I remember when the Post Office operated a savings bank and deposits and withdrawals could be made over the postal counter. The Post Office Savings Bank was closed in 1968, after 100 years of operation. Now there are suggestions from the postal union and some others that the idea should be revived. There is some logic to the proposal: there are no bank branches in many remote communities, but there are post offices. Many poor people do not have bank accounts and the big banks see little opportunity for profit in this segment of the population.

Payday loan companies have sprung up to fill the vacuum. They offer cheque cashing services and small loans, for seemingly outrageous fees. But the default rate on these loans runs 5% or higher and the many small branches of payday loan companies make for high overhead. The Post Office branches and personnel already exist and it would seem that overhead costs for a Post Office bank would be minimal. But what do I know? No doubt there are many persuasive reasons why it wouldn’t work. Yet . . . Post Office banks are thriving in places like France and New Zealand.

Anyway, those were my rather pointless musings this afternoon. The snow has stopped, I think we received about 10cm.

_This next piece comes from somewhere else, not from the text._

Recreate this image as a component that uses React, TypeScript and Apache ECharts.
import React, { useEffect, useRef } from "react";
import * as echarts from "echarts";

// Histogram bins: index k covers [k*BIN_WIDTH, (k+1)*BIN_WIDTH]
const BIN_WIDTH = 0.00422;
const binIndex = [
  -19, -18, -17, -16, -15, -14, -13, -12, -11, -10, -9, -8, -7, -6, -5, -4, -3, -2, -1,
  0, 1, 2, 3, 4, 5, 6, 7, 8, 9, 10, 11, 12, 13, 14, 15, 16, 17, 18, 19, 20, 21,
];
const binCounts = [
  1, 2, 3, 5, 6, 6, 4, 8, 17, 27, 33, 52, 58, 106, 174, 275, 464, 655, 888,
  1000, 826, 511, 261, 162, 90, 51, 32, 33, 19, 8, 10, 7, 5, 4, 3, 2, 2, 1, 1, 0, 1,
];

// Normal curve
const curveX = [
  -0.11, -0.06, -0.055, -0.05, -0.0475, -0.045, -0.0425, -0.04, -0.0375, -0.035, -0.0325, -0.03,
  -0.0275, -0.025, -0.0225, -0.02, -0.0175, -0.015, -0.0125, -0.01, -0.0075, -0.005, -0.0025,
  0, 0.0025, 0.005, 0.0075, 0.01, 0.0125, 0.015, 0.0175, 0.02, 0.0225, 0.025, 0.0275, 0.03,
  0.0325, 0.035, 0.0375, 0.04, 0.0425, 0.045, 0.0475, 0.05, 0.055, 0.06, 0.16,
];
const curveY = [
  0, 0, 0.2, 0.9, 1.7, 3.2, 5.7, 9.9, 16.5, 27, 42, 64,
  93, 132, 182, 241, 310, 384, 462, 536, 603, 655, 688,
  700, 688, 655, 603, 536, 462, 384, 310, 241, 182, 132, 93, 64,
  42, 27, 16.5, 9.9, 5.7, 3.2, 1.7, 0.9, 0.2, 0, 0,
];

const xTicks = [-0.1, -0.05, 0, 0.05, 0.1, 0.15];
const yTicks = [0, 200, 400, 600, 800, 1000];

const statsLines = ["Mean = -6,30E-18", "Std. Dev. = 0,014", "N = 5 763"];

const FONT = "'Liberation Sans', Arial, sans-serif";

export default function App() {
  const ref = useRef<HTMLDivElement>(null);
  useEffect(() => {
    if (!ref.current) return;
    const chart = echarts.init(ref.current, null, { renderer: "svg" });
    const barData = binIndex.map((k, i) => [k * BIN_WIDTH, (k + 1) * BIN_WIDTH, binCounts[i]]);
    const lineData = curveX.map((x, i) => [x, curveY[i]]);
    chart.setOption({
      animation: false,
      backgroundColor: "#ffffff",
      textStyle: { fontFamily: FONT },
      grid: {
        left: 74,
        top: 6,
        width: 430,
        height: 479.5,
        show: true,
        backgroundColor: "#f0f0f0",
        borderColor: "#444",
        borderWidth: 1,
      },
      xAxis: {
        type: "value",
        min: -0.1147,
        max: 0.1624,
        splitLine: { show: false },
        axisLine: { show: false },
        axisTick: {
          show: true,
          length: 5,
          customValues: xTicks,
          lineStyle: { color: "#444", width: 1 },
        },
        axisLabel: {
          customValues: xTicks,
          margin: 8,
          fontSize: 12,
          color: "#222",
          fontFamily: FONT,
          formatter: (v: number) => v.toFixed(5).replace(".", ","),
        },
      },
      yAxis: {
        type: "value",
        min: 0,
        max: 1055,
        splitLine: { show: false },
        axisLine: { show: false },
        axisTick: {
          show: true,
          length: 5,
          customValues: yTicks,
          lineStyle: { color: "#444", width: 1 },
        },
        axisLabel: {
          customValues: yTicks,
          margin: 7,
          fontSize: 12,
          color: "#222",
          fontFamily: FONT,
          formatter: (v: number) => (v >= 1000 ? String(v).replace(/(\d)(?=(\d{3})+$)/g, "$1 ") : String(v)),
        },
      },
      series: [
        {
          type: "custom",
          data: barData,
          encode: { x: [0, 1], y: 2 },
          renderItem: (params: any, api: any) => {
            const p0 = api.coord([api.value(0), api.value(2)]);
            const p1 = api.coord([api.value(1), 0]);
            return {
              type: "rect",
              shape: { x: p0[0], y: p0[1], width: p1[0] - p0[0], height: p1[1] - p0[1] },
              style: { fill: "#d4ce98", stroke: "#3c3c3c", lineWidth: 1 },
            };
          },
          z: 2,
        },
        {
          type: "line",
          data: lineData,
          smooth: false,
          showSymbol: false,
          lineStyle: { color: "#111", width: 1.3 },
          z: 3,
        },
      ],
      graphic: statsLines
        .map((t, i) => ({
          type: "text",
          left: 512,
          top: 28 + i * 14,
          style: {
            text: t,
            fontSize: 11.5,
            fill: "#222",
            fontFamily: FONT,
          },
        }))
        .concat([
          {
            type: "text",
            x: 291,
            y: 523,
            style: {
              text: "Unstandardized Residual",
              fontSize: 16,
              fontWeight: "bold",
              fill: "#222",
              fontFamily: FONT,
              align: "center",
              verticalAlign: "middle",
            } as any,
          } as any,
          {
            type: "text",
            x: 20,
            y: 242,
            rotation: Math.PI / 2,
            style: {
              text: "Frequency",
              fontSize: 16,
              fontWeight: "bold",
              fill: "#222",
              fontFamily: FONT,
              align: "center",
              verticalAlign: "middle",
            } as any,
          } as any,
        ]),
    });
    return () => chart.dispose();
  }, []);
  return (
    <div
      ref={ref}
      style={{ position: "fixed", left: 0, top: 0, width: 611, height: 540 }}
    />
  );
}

A tactless conversation starter

There was a Bible College in the city where I was living forty years ago.  At that particular time, there was an emphasis in this school on overcoming the inhibitions that would prevent one from freely following the leading of the Holy Spirit.  At least that was the intention.  A lady in the church my wife and I attended at the time talked about how this emphasis of the college was leading her young brother to act in a rude and pushy way, without much consideration of others.

I was working the afternoon shift in the Post Office, sorting the mail that came in on trucks from the city, rural towns and on semis from across the country.  The Assistant Postmaster’s son was a student at this college and had been hired as a temporary summer worker.

One evening, I went to the lunchroom as the same time as a lady who was another recent hire.  All I knew about her was her name and that she was Roman Catholic.  There was no one else in the lunchroom as we sat down and opened our lunches.

“He told me I looked like a horse!”

“Huh?” was the most intelligent response I could come up with.

“That young man.  He looked at me and he said ‘You look like a horse.'”

She was obviously hurt.  This time I couldn’t come up with any response, intelligent or otherwise.  Tact had evidently become a casualty of the college’s quest for spiritual liberty.

“He’s going to Bible College.  What are they teaching him there?  Why is he going to Bible College?  Does he want to be a missionary or something?”

We talked a little about what had happened and agreed that it did not appear that this young man was learning any skills that would be useful on a mission field.

I hope she was somewhat comforted by my sympathy, because this lady had been hurt by a young man who really had no clue of how a Christian should relate to others.  Saying the first stupid thing that pops into one’s head is not the same as the free leading of the Holy Spirit.